Miami, Florida, Schoolteacher and Ex-Husband Sentenced for Human Trafficking and Smuggling Charges
WASHINGTON – A former Miami-area middle school teacher, Maude Paulin, and her ex-husband, Saintfort Paulin, were sentenced today in federal court for committing federal civil rights offenses when they forced a young Haitian teenager to work as a domestic servant in their home, announced Acting Assistant Attorney General for the Civil Rights Division Grace Chung Becker and U.S. Attorney for the Southern District of Florida R. Alexander Acosta. U.S. Senior District Judge Jose A. Gonzalez sentenced Maude Paulin to 87 months in prison followed by three years of supervised release and ordered that she, jointly with her co-defendant, pay $162,765 in restitution to the victim. Saintfort Paulin was sentenced to 18 months of probation, including six months in home confinement, and was ordered to pay a $500 fine.
On March 4, 2008, a federal jury found Maude Paulin and her mother, co-defendant Evelyn Theodore, guilty of conspiring to violate the victim’s civil rights and of forcing the victim to work for them. The jury also found Maude Paulin, Theodore and Saintfort Paulin guilty of harboring an illegal alien. A fourth defendant, Claire Telasco, was acquitted of the conspiracy and forced labor charges. Due to an illness, Theodore’s sentencing date has not yet been determined.
The evidence at trial revealed that in 1999, Maude and Saintfort Paulin and Theodore arranged for the then-14-year-old victim to be brought illegally to the Miami-area from Haiti to work in Theodore and Paulin’s home. Between 1999 and June 2005, Theodore and Maude Paulin forced the victim to work in their home as a domestic servant. The victim typically worked up to 15 hours a day, seven days a week, cooking, cleaning and doing other household and yard work for the defendants. Theodore and Maude Paulin compelled the victim to perform this work through a combination of psychological coercion and physical force, including striking the victim with their hands, fists and other objects and threatening to have the victim jailed and sent to Haiti if she refused to work. The victim was not paid for her work, nor was she provided formal or informal schooling despite her young age. In June 2005, the victim escaped from the defendants with the assistance of a family friend who had witnessed this treatment.
“These defendants coerced a vulnerable 14-year-old girl into their personal service for six years,” said Acting Assistant Attorney General Becker. “I applaud the courage of the victim in this case, who made this prosecution possible. The Department of Justice is committed to work vigorously to end this type of forced servitude.”
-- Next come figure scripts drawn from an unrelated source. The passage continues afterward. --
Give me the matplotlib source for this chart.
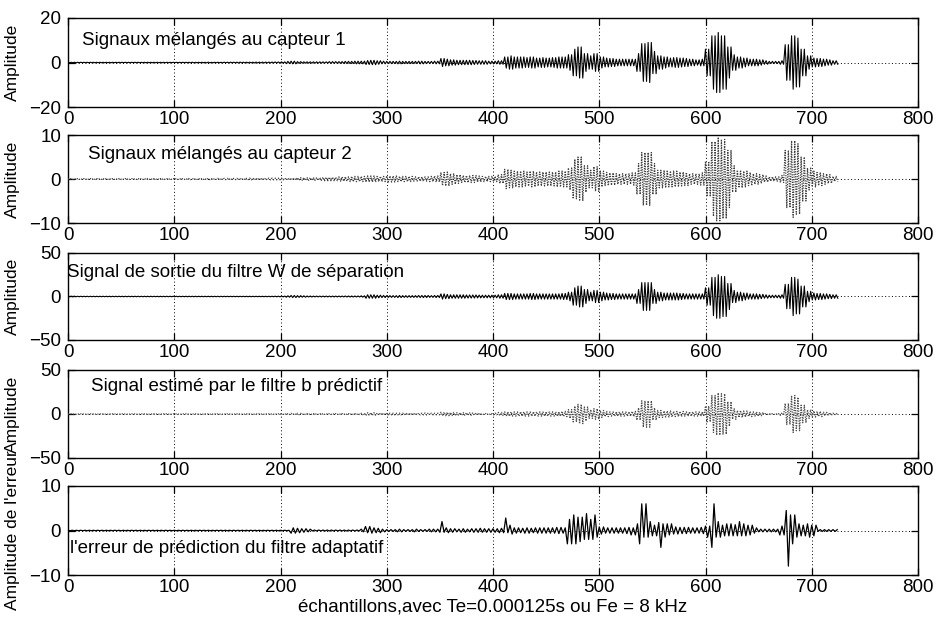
import numpy as np
import matplotlib
matplotlib.use("Agg")
import matplotlib.pyplot as plt

plt.rcParams['font.family'] = ['Liberation Sans', 'DejaVu Sans']

# Amplitude envelopes of each trace, one value per block of 5 samples (0..724)
BLOCK = 5

s1_amp = [
    0.1, 0.1, 0.1, 0.1, 0.1, 0.1, 0.1, 0.1, 0.1, 0.1,
    0.1, 0.1, 0.1, 0.1, 0.1, 0.1, 0.1, 0.1, 0.1, 0.1,
    0.1, 0.1, 0.1, 0.15, 0.1, 0.1, 0.15, 0.1, 0.1, 0.15,
    0.15, 0.15, 0.2, 0.15, 0.15, 0.2, 0.2, 0.2, 0.2, 0.25,
    0.3, 0.5, 0.6, 0.4, 0.3, 0.3, 0.3, 0.3, 0.3, 0.4,
    0.4, 0.4, 0.5, 0.5, 0.6, 0.6, 0.9, 1.0, 0.8, 0.6,
    0.5, 0.5, 0.6, 0.5, 0.5, 0.5, 0.6, 0.5, 0.5, 0.6,
    1.8, 1.5, 1.2, 1.0, 1.0, 1.0, 0.9, 0.8, 0.8, 0.6,
    0.6, 0.8, 2.5, 3.0, 2.5, 2.5, 2.2, 2.5, 2.0, 2.2,
    2.0, 2.2, 2.5, 2.5, 3.5, 6.0, 7.0, 4.0, 3.0, 4.0,
    2.5, 2.0, 1.8, 1.5, 1.5, 1.5, 1.5, 4.0, 8.5, 9.0,
    5.0, 3.0, 2.5, 2.0, 2.2, 2.0, 1.8, 1.5, 1.2, 1.5,
    6.0, 12.0, 13.5, 12.0, 7.0, 3.5, 2.5, 2.0, 1.5, 1.5,
    1.2, 0.8, 0.5, 0.5, 0.8, 8.0, 12.0, 11.0, 6.0, 3.0,
    2.0, 1.8, 1.5, 1.2, 0.8,
]

s2_amp = [
    0.1, 0.1, 0.1, 0.1, 0.1, 0.1, 0.1, 0.1, 0.1, 0.1,
    0.1, 0.1, 0.1, 0.1, 0.1, 0.1, 0.1, 0.1, 0.1, 0.1,
    0.1, 0.1, 0.1, 0.15, 0.1, 0.1, 0.15, 0.1, 0.15, 0.15,
    0.15, 0.15, 0.2, 0.15, 0.2, 0.2, 0.2, 0.2, 0.2, 0.2,
    0.2, 0.2, 0.2, 0.3, 0.3, 0.3, 0.3, 0.3, 0.4, 0.4,
    0.4, 0.5, 0.5, 0.6, 0.6, 0.6, 0.7, 0.7, 0.6, 0.6,
    0.7, 0.7, 0.6, 0.6, 0.6, 0.5, 0.5, 0.5, 0.6, 0.7,
    1.5, 1.6, 1.2, 1.0, 0.8, 0.8, 0.8, 0.7, 0.6, 0.6,
    0.6, 1.0, 2.2, 2.0, 1.8, 1.8, 1.6, 1.8, 1.6, 1.6,
    1.6, 1.6, 1.8, 1.8, 2.5, 4.5, 5.0, 3.0, 2.0, 2.8,
    1.8, 1.5, 1.4, 1.2, 1.2, 1.2, 1.4, 3.5, 6.0, 6.0,
    3.5, 2.0, 2.0, 1.8, 1.8, 1.6, 1.5, 1.2, 1.2, 1.4,
    4.0, 8.5, 9.5, 9.0, 6.5, 3.0, 2.0, 1.8, 1.5, 1.2,
    1.0, 0.7, 0.5, 0.5, 0.8, 6.5, 8.7, 8.0, 5.0, 2.5,
    1.8, 1.5, 1.2, 1.0, 0.6,
]

s3_amp = [
    0.3, 0.3, 0.3, 0.3, 0.3, 0.3, 0.3, 0.3, 0.3, 0.3,
    0.3, 0.3, 0.3, 0.3, 0.3, 0.3, 0.3, 0.3, 0.3, 0.3,
    0.3, 0.3, 0.3, 0.3, 0.3, 0.3, 0.3, 0.3, 0.3, 0.3,
    0.3, 0.3, 0.3, 0.3, 0.3, 0.3, 0.3, 0.3, 0.3, 0.4,
    0.5, 0.8, 1.2, 1.0, 0.8, 0.6, 0.5, 0.5, 0.5, 0.5,
    0.5, 0.5, 0.6, 0.6, 0.6, 0.8, 2.0, 2.0, 1.5, 1.2,
    1.0, 1.0, 1.2, 1.0, 1.0, 1.0, 1.2, 1.2, 1.0, 1.2,
    3.0, 2.5, 2.0, 2.0, 2.0, 1.8, 1.8, 1.6, 1.5, 1.5,
    1.5, 2.0, 3.5, 3.5, 3.0, 3.0, 3.0, 3.5, 3.0, 3.0,
    3.0, 3.0, 3.0, 3.5, 5.0, 10.0, 12.0, 8.0, 5.0, 7.0,
    5.0, 4.0, 3.5, 3.0, 3.0, 3.0, 3.0, 8.0, 16.0, 16.0,
    8.0, 5.0, 4.0, 4.0, 4.0, 3.5, 3.0, 3.0, 3.0, 3.0,
    10.0, 22.0, 25.0, 23.0, 15.0, 7.0, 5.0, 4.0, 3.0, 3.0,
    2.5, 2.0, 1.5, 1.5, 2.0, 14.0, 22.0, 20.0, 12.0, 6.0,
    4.0, 3.5, 3.0, 2.5, 2.0,
]

s4_amp = [
    0.2, 0.2, 0.2, 0.2, 0.2, 0.2, 0.2, 0.2, 0.2, 0.2,
    0.2, 0.2, 0.2, 0.2, 0.2, 0.2, 0.2, 0.2, 0.2, 0.2,
    0.2, 0.2, 0.2, 0.2, 0.2, 0.2, 0.2, 0.2, 0.2, 0.2,
    0.2, 0.2, 0.2, 0.2, 0.2, 0.2, 0.2, 0.2, 0.2, 0.3,
    0.4, 0.6, 0.8, 0.8, 0.6, 0.5, 0.5, 0.5, 0.5, 0.5,
    0.5, 0.5, 0.5, 0.6, 0.6, 0.8, 1.5, 1.5, 1.2, 1.0,
    1.0, 1.0, 1.0, 1.0, 1.0, 1.0, 1.0, 1.2, 1.0, 1.0,
    2.0, 2.0, 1.8, 1.5, 1.5, 1.5, 1.2, 1.2, 0.6, 0.6,
    1.0, 1.8, 2.5, 2.5, 2.5, 2.5, 2.5, 2.5, 2.5, 2.5,
    2.5, 2.5, 2.5, 3.0, 5.0, 9.0, 11.0, 8.0, 5.0, 6.0,
    4.0, 3.0, 2.5, 2.5, 2.5, 2.5, 3.0, 7.0, 15.0, 15.0,
    7.0, 4.0, 3.5, 3.5, 3.0, 3.0, 2.5, 2.5, 2.5, 2.5,
    9.0, 21.0, 24.0, 23.0, 14.0, 6.0, 4.0, 3.5, 3.0, 2.5,
    2.0, 0.6, 0.5, 0.5, 1.5, 12.0, 21.0, 19.0, 10.0, 5.0,
    3.5, 3.0, 2.0, 1.5, 1.0,
]

# The prediction error is one-sided in places, so keep peaks and troughs apart
s5_up = [
    0.05, 0.05, 0.05, 0.05, 0.05, 0.05, 0.05, 0.05, 0.05, 0.05,
    0.05, 0.05, 0.05, 0.05, 0.05, 0.05, 0.05, 0.05, 0.05, 0.05,
    0.05, 0.05, 0.05, 0.05, 0.05, 0.05, 0.05, 0.05, 0.05, 0.05,
    0.05, 0.05, 0.05, 0.05, 0.05, 0.05, 0.05, 0.05, 0.05, 0.05,
    0.05, 0.05, 0.6, 0.5, 0.4, 0.3, 0.1, 0.1, 0.1, 0.1,
    0.1, 0.1, 0.1, 0.1, 0.1, 0.3, 0.9, 0.6, 0.5, 0.3,
    0.2, 0.2, 0.3, 0.2, 0.2, 0.3, 0.2, 0.2, 0.3, 0.3,
    2.0, 0.6, 0.4, 0.3, 0.4, 0.3, 0.4, 0.5, 0.4, 0.4,
    0.4, 0.5, 2.8, 1.2, 0.6, 0.5, 0.6, 0.5, 0.6, 0.6,
    0.6, 0.6, 0.7, 0.6, 2.5, 3.5, 3.0, 3.8, 2.5, 3.5,
    0.8, 0.6, 0.6, 0.6, 0.6, 0.7, 0.6, 1.5, 6.0, 2.0,
    1.2, 1.8, 1.5, 1.5, 0.8, 0.7, 0.7, 0.6, 0.6, 0.7,
    1.0, 6.0, 2.0, 1.2, 1.5, 1.3, 2.0, 1.5, 1.2, 0.6,
    0.3, 0.3, 0.3, 0.3, 1.0, 4.5, 3.5, 1.5, 1.2, 1.5,
    1.2, 0.2, 0.2, 0.2, 0.2,
]

s5_down = [
    0.05, 0.05, 0.05, 0.05, 0.05, 0.05, 0.05, 0.05, 0.05, 0.05,
    0.05, 0.05, 0.05, 0.05, 0.05, 0.05, 0.05, 0.05, 0.05, 0.05,
    0.05, 0.05, 0.05, 0.05, 0.05, 0.05, 0.05, 0.05, 0.05, 0.05,
    0.05, 0.05, 0.05, 0.05, 0.05, 0.05, 0.05, 0.05, 0.05, 0.05,
    0.05, 0.05, 0.6, 0.5, 0.4, 0.3, 0.1, 0.1, 0.1, 0.1,
    0.1, 0.1, 0.1, 0.1, 0.1, 0.3, 0.5, 0.6, 0.5, 0.3,
    0.2, 0.2, 0.3, 0.2, 0.2, 0.3, 0.2, 0.2, 0.3, 0.3,
    0.4, 0.5, 0.4, 0.3, 0.4, 0.3, 0.4, 0.4, 0.4, 0.4,
    0.4, 0.5, 0.5, 0.8, 0.6, 0.5, 0.6, 0.5, 0.6, 0.6,
    0.6, 0.6, 0.7, 0.6, 3.0, 3.0, 2.5, 2.0, 2.0, 1.5,
    0.8, 0.6, 0.6, 0.6, 0.6, 0.7, 1.0, 3.0, 1.5, 1.5,
    1.2, 3.8, 1.5, 1.0, 0.8, 0.7, 0.7, 0.6, 0.6, 0.7,
    1.5, 3.8, 1.5, 1.2, 1.2, 1.2, 1.2, 1.2, 1.0, 0.6,
    0.3, 0.3, 0.3, 0.3, 1.0, 8.0, 3.0, 1.5, 1.2, 1.5,
    1.2, 0.2, 0.2, 0.2, 0.2,
]

titles = [
    "Signaux mélangés au capteur 1",
    "Signaux mélangés au capteur 2",
    "Signal de sortie du filtre W de séparation",
    "Signal estimé par le filtre b prédictif",
    "l'erreur de prédiction du filtre adaptatif",
]
title_pos = [(13, 10), (19, 5.5), (-1, 28), (22, 31), (2, -4)]
y_limits = [20, 10, 50, 50, 10]
y_labels = ["Amplitude", "Amplitude", "Amplitude", "Amplitude",
            "Amplitude de l'erreur"]
x_ticks = [0, 100, 200, 300, 400, 500, 600, 700, 800]
x_label = "échantillons,avec Te=0.000125s ou Fe = 8 kHz"


def trace(upper, lower, step=1.5):
    """Oscillating trace that swings between the block envelopes."""
    upper = np.asarray(upper, dtype=float)
    lower = np.asarray(lower, dtype=float)
    n = len(upper) * BLOCK
    x = np.arange(0, n, step)
    idx = (x // BLOCK).astype(int)
    swing = np.where(np.arange(len(x)) % 2 == 0, 1.0, -1.0)
    y = np.where(swing > 0, upper[idx], -lower[idx])
    return x, y


series = [
    (s1_amp, s1_amp),
    (s2_amp, s2_amp),
    (s3_amp, s3_amp),
    (s4_amp, s4_amp),
    (s5_up, s5_down),
]
styles = [
    dict(color="black", lw=0.8, ls="-"),
    dict(color="0.25", lw=0.9, ls=(0, (1, 1))),
    dict(color="black", lw=0.8, ls="-"),
    dict(color="0.3", lw=0.9, ls=(0, (1, 1))),
    dict(color="black", lw=0.9, ls="-"),
]
steps = [1.5, 1.5, 1.5, 1.5, 2.0]

W, H = 940, 619
tops = [18, 135, 253, 370, 486]
bottoms = [107, 223, 340, 458, 575]
left_px, right_px = 68, 918

fig = plt.figure(figsize=(W / 100, H / 100), dpi=100)
fig.patch.set_facecolor("white")

TXT = 13.5
for i in range(5):
    rect = [left_px / W, 1 - bottoms[i] / H,
            (right_px - left_px) / W, (bottoms[i] - tops[i]) / H]
    ax = fig.add_axes(rect)
    x, y = trace(*series[i], step=steps[i])
    ax.plot(x, y, **styles[i], zorder=3)

    lim = y_limits[i]
    ax.set_xlim(x_ticks[0], x_ticks[-1])
    ax.set_ylim(-lim, lim)
    ax.set_xticks(x_ticks)
    ax.set_yticks([-lim, 0, lim])
    ax.grid(True, color="black", lw=0.7, ls=(0, (1, 2.5)))
    ax.tick_params(direction="in", top=True, right=True, length=5,
                   width=0.9, labelsize=TXT, pad=3)
    ax.tick_params(axis="y", pad=5)
    for sp in ax.spines.values():
        sp.set_linewidth(1.0)
        sp.set_color("black")

    ax.text(title_pos[i][0], title_pos[i][1], titles[i], fontsize=TXT,
            ha="left", va="center", zorder=4)
    ax.set_ylabel(y_labels[i], fontsize=12.5)
    ax.yaxis.set_label_coords((20 - left_px) / (right_px - left_px), 0.5)

    if i == 4:
        ax.set_xlabel(x_label, fontsize=TXT)
        ax.xaxis.set_label_coords(0.5, (575 - 607) / (575 - 486))
        ax.xaxis.label.set_va("center")

fig.savefig("out.png", dpi=100)
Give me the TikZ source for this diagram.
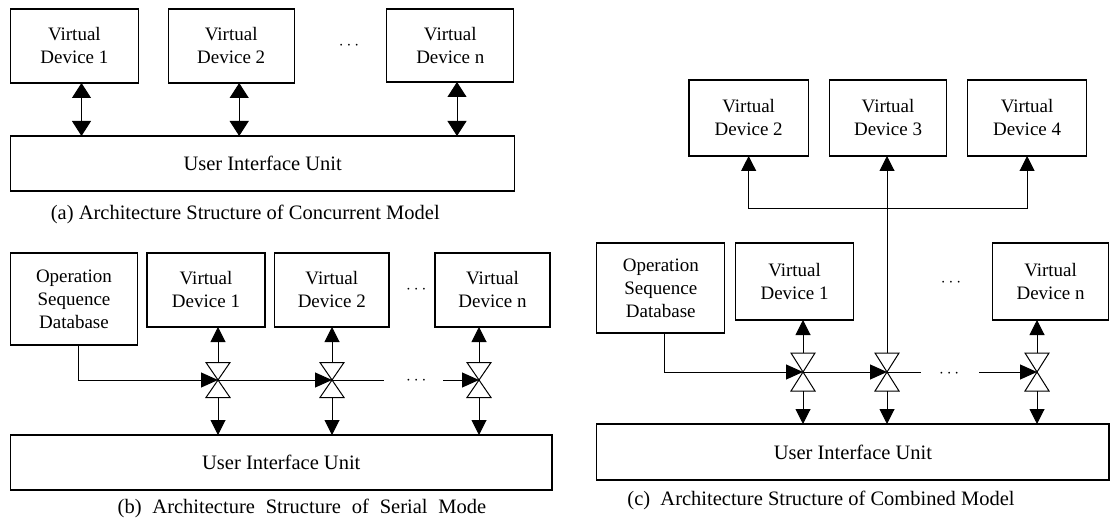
\documentclass[tikz,border=0pt]{standalone}
\usepackage{fontspec}
\setmainfont{Liberation Serif}
\usetikzlibrary{arrows.meta}
\begin{document}
\begin{tikzpicture}[x=1pt,y=-1pt,
  box/.style={draw, line width=1.1pt, align=center, inner sep=0pt, outer sep=0pt, font=\fontsize{19}{23}\selectfont},
  uiu/.style={draw, line width=1.1pt, inner sep=0pt, outer sep=0pt, font=\fontsize{20.5}{24}\selectfont},
  captxt/.style={font=\fontsize{20.5}{24}\selectfont, inner sep=0pt},
  dotsn/.style={font=\fontsize{19}{23}\selectfont, inner sep=0pt},
  valve/.style={minimum width=24pt, minimum height=#1, inner sep=0pt, outer sep=0pt},
  valve/.default=35pt,
  conn/.style={line width=1pt},
  dbl/.style={line width=1pt, {Triangle[width=19pt,length=15pt]}-{Triangle[width=19pt,length=15pt]}},
  arr/.style={line width=1pt, -{Triangle[width=15pt,length=15pt]}},
  harr/.style={line width=1pt, -{Triangle[width=15pt,length=17pt]}},
  bowtie/.style={line width=1pt, fill=white}
]
\useasboundingbox (0,0) rectangle (1110,521);

% ---------------- Panel (a)
\node[box, minimum width=127.6pt, minimum height=74pt] (a1) at (74.4,46) {Virtual\\Device 1};
\node[box, minimum width=125.8pt, minimum height=74pt] (a2) at (231.2,46) {Virtual\\Device 2};
\node[dotsn] (adots) at (349,46) {$\cdots$};
\node[box, minimum width=126.8pt, minimum height=73pt] (an) at (450.3,45.5) {Virtual\\Device n};
\node[uiu, minimum width=504.2pt, minimum height=55pt] (auiu) at (262.7,163.5) {User Interface Unit};
\draw[dbl] ([xshift=7.1pt]a1.south) -- ([xshift=7.1pt]a1.south |- auiu.north);
\draw[dbl] ([xshift=8pt]a2.south) -- ([xshift=8pt]a2.south |- auiu.north);
\draw[dbl] ([xshift=6.7pt]an.south) -- ([xshift=6.7pt]an.south |- auiu.north);
\node[captxt] (capa) at (245.3,214) {(a) Architecture Structure of Concurrent Model};

% ---------------- Panel (b)
\node[box, minimum width=126.9pt, minimum height=92pt] (bosd) at (74,299) {Operation\\Sequence\\Database};
\node[box, minimum width=118pt, minimum height=74pt] (b1) at (206,290) {Virtual\\Device 1};
\node[box, minimum width=114.4pt, minimum height=74pt] (b2) at (331.8,290) {Virtual\\Device 2};
\node[dotsn] (bdots) at (416.3,290) {$\cdots$};
\node[box, minimum width=115pt, minimum height=74pt] (bn) at (492.5,290) {Virtual\\Device n};
\node[uiu, minimum width=541.4pt, minimum height=55pt] (buiu) at (281.3,462.5) {User Interface Unit};
\node[valve] (bv1) at (218,380) {};
\node[valve] (bv2) at (332,380) {};
\node[valve] (bv3) at (479,380) {};
\coordinate (bl1) at (384.4,380);
\coordinate (bl2) at (443,380);
\node[dotsn] (bldots) at (416.3,381) {$\cdots$};
\foreach \v in {bv1,bv2,bv3}
  \draw[bowtie] (\v.north west) -- (\v.north east) -- (\v.south west) -- (\v.south east) -- cycle;
\draw[harr] ([xshift=4.7pt]bosd.south) |- (bv1.center);
\draw[harr] (bv1.center) -- (bv2.center);
\draw[conn] (bv2.center) -- (bl1);
\draw[harr] (bl2) -- (bv3.center);
\foreach \v/\d in {bv1/b1,bv2/b2,bv3/bn}{
  \draw[arr] (\v.north) -- (\v.north |- \d.south);
  \draw[arr] (\v.south) -- (\v.south |- buiu.north);
}
\node[captxt] (capb) at (302,508) {\spaceskip=0.53em (b) Architecture Structure of Serial Mode};

% ---------------- Panel (c)
\node[box, minimum width=119.3pt, minimum height=76pt] (c2) at (748.65,118) {Virtual\\Device 2};
\node[box, minimum width=117.5pt, minimum height=76pt] (c3) at (888.05,118) {Virtual\\Device 3};
\node[box, minimum width=119.2pt, minimum height=76pt] (c4) at (1027.1,118) {Virtual\\Device 4};
\node[box, minimum width=128pt, minimum height=90pt] (cosd) at (660.8,288) {Operation\\Sequence\\Database};
\node[box, minimum width=118.6pt, minimum height=77pt] (c1) at (794.6,281.5) {Virtual\\Device 1};
\node[dotsn] (cdots) at (951,283) {$\cdots$};
\node[box, minimum width=116.4pt, minimum height=77pt] (cn) at (1050.6,281.5) {Virtual\\Device n};
\node[uiu, minimum width=512.2pt, minimum height=56pt] (cuiu) at (852.9,452) {User Interface Unit};
\node[valve=38pt] (cv1) at (803,372) {};
\node[valve=38pt] (cv2) at (887,372) {};
\node[valve=38pt] (cv3) at (1037,372) {};
\coordinate (cj) at (887,209);
\coordinate (cl1) at (921.2,372);
\coordinate (cl2) at (979,372);
\node[dotsn] (cldots) at (949.2,374) {$\cdots$};
\foreach \v in {cv1,cv2,cv3}
  \draw[bowtie] (\v.north west) -- (\v.north east) -- (\v.south west) -- (\v.south east) -- cycle;
\draw[conn] (cv2.north) -- (cj);
\draw[arr] (cj) -| (c2.south);
\draw[arr] (cj) -- (cj |- c3.south);
\draw[arr] (cj) -| (c4.south);
\draw[harr] ([xshift=3.7pt]cosd.south) |- (cv1.center);
\draw[harr] (cv1.center) -- (cv2.center);
\draw[conn] (cv2.center) -- (cl1);
\draw[harr] (cl2) -- (cv3.center);
\foreach \v/\d in {cv1/c1,cv3/cn}
  \draw[arr] (\v.north) -- (\v.north |- \d.south);
\foreach \v in {cv1,cv2,cv3}
  \draw[arr] (\v.south) -- (\v.south |- cuiu.north);
\node[captxt] (capc) at (821,500) {(c)\ \ Architecture Structure of Combined Model};
\end{tikzpicture}
\end{document}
“Today’s sentence is a first step in bringing justice to the victim and punishes those who enslaved this young girl for six years. Unfortunately, however, there is nothing we can do to restore the childhood that was stolen from her,” said U.S. Attorney Acosta.
Human trafficking prosecutions such as this one are a top priority of the Department of Justice. In the last seven fiscal years, the Civil Rights Division, in conjunction with the U.S. Attorneys’ Offices, has increased by nearly seven-fold the number of human trafficking cases filed in court as compared to the previous seven fiscal years. In FY 2007, the Department obtained a record number of convictions in human trafficking prosecutions.
This case was investigated by agents from the Miami Division of the FBI, the Miami-Dade County Police Department and the Miami Field Office of U.S. Immigrations and Customs Enforcement. It was prosecuted by Trial Attorneys Edward Chung and Cyra O’Daniel from the Justice Department’s Civil Rights Division, and Assistant U.S. Attorney Brent Tantillo from the U.S. Attorney’s Office for the Southern District of Florida.